I recently got a hold of table standings for the English Premier League (EPL) for the past 10 years. In this post, I want to explore the question: How similar are the point distributions across seasons?

Code for the figures found in this post can be found here.

The first plot I made was a histogram for each Season:

The default setting of 30 bins for the histogram results seems too granular for this situation, with most bars having just 1 observation. It is also difficult to compare the shapes of the histograms across the panels.

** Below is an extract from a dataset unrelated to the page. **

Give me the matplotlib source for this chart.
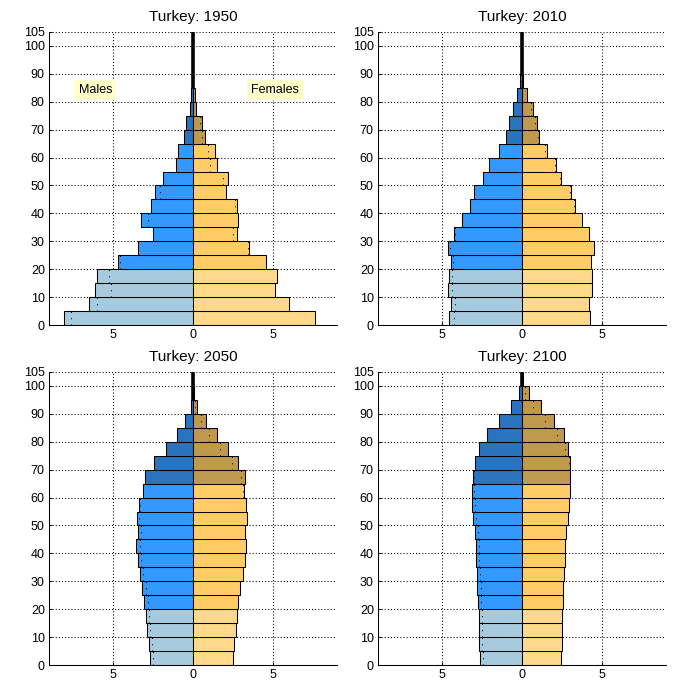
import numpy as np
import matplotlib
matplotlib.use('Agg')
import matplotlib.pyplot as plt

plt.rcParams['font.family'] = ['Liberation Sans', 'DejaVu Sans']

# age groups 0-4, 5-9, ..., 100-104 (percent of population)
edades = np.arange(0, 105, 5)

anos = [1950, 2010, 2050, 2100]

homens_1950 = [8.06, 6.5, 6.12, 6.0, 4.67, 3.42, 2.5, 3.25, 2.62, 2.38, 1.88, 1.06, 0.94, 0.56, 0.44, 0.19, 0.12, 0.03, 0.02, 0.01, 0.01]
mulheres_1950 = [7.63, 6.0, 5.12, 5.25, 4.56, 3.5, 2.75, 2.81, 2.75, 2.06, 2.19, 1.5, 1.38, 0.75, 0.56, 0.19, 0.12, 0.03, 0.02, 0.01, 0.01]

homens_2010 = [4.56, 4.44, 4.62, 4.56, 4.44, 4.62, 4.25, 3.75, 3.25, 3.0, 2.4, 2.08, 1.44, 1.0, 0.81, 0.56, 0.31, 0.12, 0.03, 0.01, 0.01]
mulheres_2010 = [4.25, 4.19, 4.38, 4.38, 4.31, 4.5, 4.19, 3.75, 3.31, 3.06, 2.44, 2.12, 1.56, 1.06, 0.94, 0.69, 0.31, 0.06, 0.02, 0.01, 0.01]

homens_2050 = [2.69, 2.75, 2.88, 2.94, 3.06, 3.19, 3.31, 3.44, 3.56, 3.44, 3.5, 3.38, 3.12, 3.0, 2.44, 1.69, 1.0, 0.5, 0.12, 0.02, 0.01]
mulheres_2050 = [2.5, 2.56, 2.69, 2.75, 2.81, 2.94, 3.12, 3.25, 3.31, 3.25, 3.38, 3.31, 3.19, 3.25, 2.81, 2.19, 1.5, 0.81, 0.25, 0.05, 0.01]

homens_2100 = [2.62, 2.69, 2.69, 2.69, 2.75, 2.81, 2.81, 2.88, 2.88, 2.94, 3.06, 3.12, 3.12, 3.06, 2.94, 2.69, 2.19, 1.44, 0.69, 0.19, 0.03]
mulheres_2100 = [2.44, 2.5, 2.5, 2.5, 2.56, 2.56, 2.62, 2.69, 2.69, 2.75, 2.88, 2.94, 3.0, 3.0, 3.0, 2.88, 2.62, 2.0, 1.19, 0.44, 0.05]

homens = [homens_1950, homens_2010, homens_2050, homens_2100]
mulheres = [mulheres_1950, mulheres_2010, mulheres_2050, mulheres_2100]

yticks = [0, 10, 20, 30, 40, 50, 60, 70, 80, 90, 100, 105]

cores_h = ['#A6CBDE', '#3399FF', '#2A73BF']
cores_m = ['#FFD98A', '#FFCC66', '#BF994C']


def cor(idade, cores):
    if idade < 20:
        return cores[0]
    if idade < 65:
        return cores[1]
    return cores[2]


posicoes = [
    [0.07, 0.5357, 0.411, 0.4186],
    [0.54, 0.5357, 0.411, 0.4186],
    [0.07, 0.05, 0.411, 0.4186],
    [0.54, 0.05, 0.411, 0.4186],
]

fig = plt.figure(figsize=(7, 7), dpi=100)

for k in range(4):
    ax = fig.add_axes(posicoes[k])
    h = np.array(homens[k])
    m = np.array(mulheres[k])
    ch = [cor(a, cores_h) for a in edades]
    cm = [cor(a, cores_m) for a in edades]
    # thick centre line, hidden by the wider bars
    ax.plot([0, 0], [0, 105], color='k', lw=2.6, solid_capstyle='butt', zorder=2)
    ax.barh(edades, -h, height=5, align='edge', color=ch, edgecolor='k', linewidth=0.75, zorder=2.5)
    ax.barh(edades, m, height=5, align='edge', color=cm, edgecolor='k', linewidth=0.75, zorder=2.5)

    # dotted marks: the other sex's value, mirrored
    for a, vh, vm in zip(edades, h, m):
        if vm < vh:
            ax.plot([-vm, -vm], [a, a + 5], color='k', lw=0.75, linestyle=(0, (1, 5)), zorder=3)
        elif vh < vm:
            ax.plot([vh, vh], [a, a + 5], color='k', lw=0.75, linestyle=(0, (1, 5)), zorder=3)

    ax.set_xlim(-9, 9)
    ax.set_ylim(0, 105)
    ax.set_xticks([-5, 0, 5])
    ax.set_xticklabels(['5', '0', '5'])
    ax.set_yticks(yticks)
    ax.tick_params(direction='in', length=2, labelsize=9, width=0.75, pad=3)
    ax.set_axisbelow(True)
    ax.grid(True, color='k', linestyle=(0, (1, 2)), linewidth=0.75)
    ax.spines['top'].set_visible(False)
    ax.spines['right'].set_visible(False)
    ax.spines['left'].set_linewidth(0.75)
    ax.spines['bottom'].set_linewidth(0.75)
    ax.set_title('Turkey: ' + str(anos[k]), fontsize=11, pad=8)

    if k == 0:
        ax.text(-6.1, 84.3, 'Males', fontsize=9, ha='center', va='center',
                bbox=dict(facecolor='#FFFFCC', edgecolor='none', pad=3))
        ax.text(5.15, 84.3, 'Females', fontsize=9, ha='center', va='center',
                bbox=dict(facecolor='#FFFFCC', edgecolor='none', pad=3))

plt.savefig('out.png', dpi=100)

The next plot seeks to remedy these issues by (i) plotting smoothed densities instead of histograms, and (ii) plotting the densities for all the seasons on the same figure:

Since the density plots seem to bunch up pretty well, it looks like the point distribution is fairly stable across years. The distribution looks almost bimodal, with a clear peak around 40 points, and a much smaller peak in the region of 70-75 points. These features become more obvious when we plot the smoothed density estimate for all the years combined:

Another nice way to visualize the data is using a joy plot. This can be done with the ggridges package:

The joy plot allows us to compare the peaks of the distributions easily across seasons, as well as to detect any temporal trend (if it exists).